══ Records for this task
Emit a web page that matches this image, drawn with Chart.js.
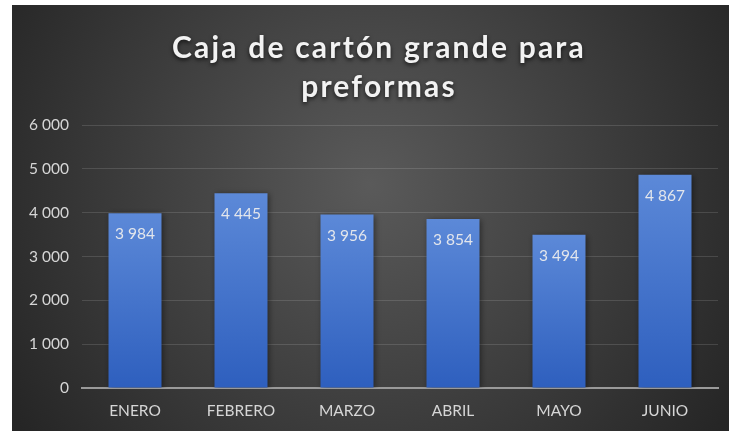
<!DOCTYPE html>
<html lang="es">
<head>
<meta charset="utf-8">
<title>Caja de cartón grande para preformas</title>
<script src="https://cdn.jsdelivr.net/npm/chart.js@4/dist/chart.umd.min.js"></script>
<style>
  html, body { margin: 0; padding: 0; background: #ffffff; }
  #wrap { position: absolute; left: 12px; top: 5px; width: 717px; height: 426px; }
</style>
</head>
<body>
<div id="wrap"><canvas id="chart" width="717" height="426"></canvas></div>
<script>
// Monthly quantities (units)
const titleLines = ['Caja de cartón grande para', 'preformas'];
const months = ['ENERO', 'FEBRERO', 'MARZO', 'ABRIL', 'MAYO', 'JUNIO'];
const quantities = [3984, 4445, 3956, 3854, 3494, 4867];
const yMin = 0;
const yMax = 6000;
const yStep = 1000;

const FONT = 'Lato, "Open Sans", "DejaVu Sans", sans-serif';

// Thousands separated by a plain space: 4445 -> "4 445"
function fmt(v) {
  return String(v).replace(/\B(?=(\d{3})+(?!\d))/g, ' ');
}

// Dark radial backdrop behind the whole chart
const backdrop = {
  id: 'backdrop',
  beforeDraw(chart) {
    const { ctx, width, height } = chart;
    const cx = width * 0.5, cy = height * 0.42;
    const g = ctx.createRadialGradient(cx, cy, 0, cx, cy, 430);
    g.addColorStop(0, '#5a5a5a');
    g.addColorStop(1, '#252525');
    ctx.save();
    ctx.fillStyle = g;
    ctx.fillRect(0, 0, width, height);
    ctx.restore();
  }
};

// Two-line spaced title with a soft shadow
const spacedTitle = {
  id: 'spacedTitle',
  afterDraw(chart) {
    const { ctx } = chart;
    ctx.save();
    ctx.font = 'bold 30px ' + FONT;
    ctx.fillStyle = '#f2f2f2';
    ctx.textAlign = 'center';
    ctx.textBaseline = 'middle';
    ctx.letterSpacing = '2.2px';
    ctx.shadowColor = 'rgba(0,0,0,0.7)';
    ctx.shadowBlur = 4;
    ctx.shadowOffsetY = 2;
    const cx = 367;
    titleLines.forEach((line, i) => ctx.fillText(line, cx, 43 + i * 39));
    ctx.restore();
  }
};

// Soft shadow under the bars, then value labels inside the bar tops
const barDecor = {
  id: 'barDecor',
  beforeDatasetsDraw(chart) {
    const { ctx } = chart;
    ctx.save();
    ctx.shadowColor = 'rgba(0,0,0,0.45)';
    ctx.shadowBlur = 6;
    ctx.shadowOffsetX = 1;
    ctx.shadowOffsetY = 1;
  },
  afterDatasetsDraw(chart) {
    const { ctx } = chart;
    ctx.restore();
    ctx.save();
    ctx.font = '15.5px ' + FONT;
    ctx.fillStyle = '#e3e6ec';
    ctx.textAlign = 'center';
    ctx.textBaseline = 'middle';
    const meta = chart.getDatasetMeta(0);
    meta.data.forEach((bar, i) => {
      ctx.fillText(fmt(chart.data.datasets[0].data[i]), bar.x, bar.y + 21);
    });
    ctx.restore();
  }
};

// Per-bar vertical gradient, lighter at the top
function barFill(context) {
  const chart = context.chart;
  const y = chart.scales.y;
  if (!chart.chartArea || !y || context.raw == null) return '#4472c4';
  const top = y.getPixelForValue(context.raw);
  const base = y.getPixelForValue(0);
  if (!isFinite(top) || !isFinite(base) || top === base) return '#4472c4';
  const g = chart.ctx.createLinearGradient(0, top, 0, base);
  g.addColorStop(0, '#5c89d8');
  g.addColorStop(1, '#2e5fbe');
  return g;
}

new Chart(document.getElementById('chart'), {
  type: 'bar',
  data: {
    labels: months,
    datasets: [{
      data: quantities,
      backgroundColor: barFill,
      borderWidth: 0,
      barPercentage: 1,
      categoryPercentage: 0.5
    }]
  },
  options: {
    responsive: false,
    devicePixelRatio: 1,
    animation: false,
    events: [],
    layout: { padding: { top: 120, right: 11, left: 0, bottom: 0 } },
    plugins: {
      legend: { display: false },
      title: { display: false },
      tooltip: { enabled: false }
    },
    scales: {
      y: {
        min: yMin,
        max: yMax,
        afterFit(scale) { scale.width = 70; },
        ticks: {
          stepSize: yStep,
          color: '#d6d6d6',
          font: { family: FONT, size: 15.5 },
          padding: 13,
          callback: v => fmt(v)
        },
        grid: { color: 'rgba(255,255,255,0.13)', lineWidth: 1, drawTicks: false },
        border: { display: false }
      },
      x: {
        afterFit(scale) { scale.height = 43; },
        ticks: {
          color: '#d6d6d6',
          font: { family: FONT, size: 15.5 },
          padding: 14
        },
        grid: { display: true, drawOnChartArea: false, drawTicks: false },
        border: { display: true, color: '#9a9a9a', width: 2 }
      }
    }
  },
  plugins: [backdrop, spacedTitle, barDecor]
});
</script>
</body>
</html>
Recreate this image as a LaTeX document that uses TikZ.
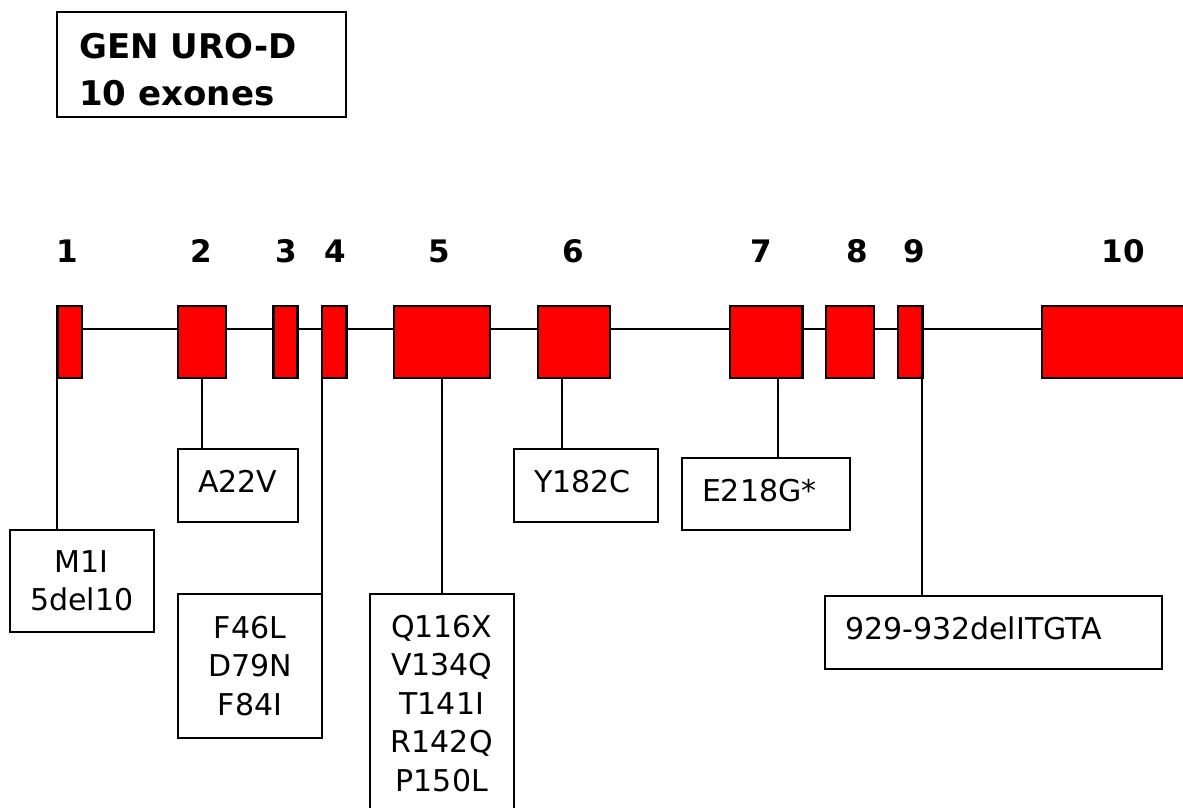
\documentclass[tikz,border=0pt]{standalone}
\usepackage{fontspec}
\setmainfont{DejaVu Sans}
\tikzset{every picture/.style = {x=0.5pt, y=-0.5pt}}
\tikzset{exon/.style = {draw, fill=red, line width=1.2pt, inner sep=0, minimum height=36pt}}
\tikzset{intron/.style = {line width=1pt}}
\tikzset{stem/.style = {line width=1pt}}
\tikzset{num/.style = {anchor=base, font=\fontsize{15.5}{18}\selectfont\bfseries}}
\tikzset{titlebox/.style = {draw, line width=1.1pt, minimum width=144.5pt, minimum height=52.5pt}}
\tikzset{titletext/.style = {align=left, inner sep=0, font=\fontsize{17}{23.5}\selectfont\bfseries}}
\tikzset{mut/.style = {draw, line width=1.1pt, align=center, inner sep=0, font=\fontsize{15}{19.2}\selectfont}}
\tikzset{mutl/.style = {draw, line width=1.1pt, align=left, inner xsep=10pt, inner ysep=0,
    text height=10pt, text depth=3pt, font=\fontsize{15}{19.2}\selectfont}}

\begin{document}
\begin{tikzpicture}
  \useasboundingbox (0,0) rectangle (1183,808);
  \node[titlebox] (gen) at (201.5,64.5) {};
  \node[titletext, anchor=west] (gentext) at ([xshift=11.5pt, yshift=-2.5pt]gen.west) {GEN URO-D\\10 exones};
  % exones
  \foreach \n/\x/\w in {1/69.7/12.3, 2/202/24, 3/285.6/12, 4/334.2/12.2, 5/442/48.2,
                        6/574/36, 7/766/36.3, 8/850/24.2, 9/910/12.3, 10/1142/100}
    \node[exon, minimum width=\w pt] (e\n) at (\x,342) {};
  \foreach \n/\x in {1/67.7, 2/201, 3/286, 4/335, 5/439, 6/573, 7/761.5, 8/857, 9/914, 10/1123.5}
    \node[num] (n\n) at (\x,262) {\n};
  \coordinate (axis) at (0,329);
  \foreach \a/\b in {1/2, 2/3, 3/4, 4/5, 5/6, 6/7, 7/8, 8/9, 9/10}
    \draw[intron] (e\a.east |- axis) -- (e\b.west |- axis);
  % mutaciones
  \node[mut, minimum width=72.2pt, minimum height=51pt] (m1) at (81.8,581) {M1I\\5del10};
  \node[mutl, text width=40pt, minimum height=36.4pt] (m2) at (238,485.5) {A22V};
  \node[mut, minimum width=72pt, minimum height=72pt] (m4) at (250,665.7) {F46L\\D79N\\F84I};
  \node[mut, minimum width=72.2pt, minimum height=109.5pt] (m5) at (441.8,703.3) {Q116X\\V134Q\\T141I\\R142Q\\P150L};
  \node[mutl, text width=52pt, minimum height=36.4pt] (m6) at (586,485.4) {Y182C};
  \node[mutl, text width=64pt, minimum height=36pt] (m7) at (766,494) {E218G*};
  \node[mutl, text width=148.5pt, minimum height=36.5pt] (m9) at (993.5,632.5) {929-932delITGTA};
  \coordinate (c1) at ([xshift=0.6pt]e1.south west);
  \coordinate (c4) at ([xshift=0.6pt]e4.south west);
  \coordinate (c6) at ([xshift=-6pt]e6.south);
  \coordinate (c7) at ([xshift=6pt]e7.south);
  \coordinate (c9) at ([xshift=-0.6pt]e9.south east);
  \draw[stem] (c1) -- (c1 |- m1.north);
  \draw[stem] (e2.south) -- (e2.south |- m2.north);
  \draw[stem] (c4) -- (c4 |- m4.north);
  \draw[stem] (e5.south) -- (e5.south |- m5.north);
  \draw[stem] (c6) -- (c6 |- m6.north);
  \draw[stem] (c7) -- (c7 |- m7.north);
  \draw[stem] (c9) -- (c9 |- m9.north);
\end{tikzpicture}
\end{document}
════
══ Records for this task
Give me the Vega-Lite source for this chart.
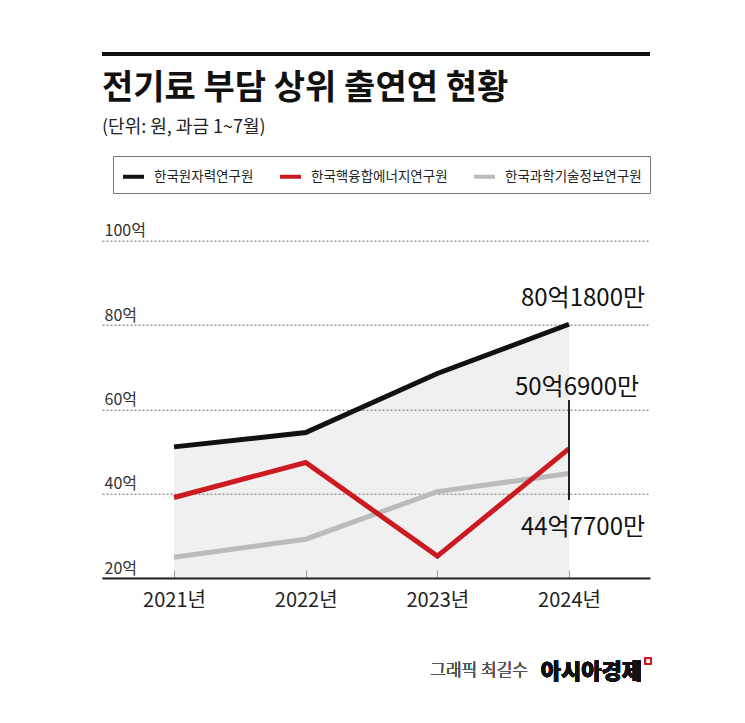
════
[Given exercise] Go through the records and pull out each line that includes the word "image".

[Task result]
Emit a web page that matches this image, drawn with Chart.js.
Recreate this image as a LaTeX document that uses TikZ.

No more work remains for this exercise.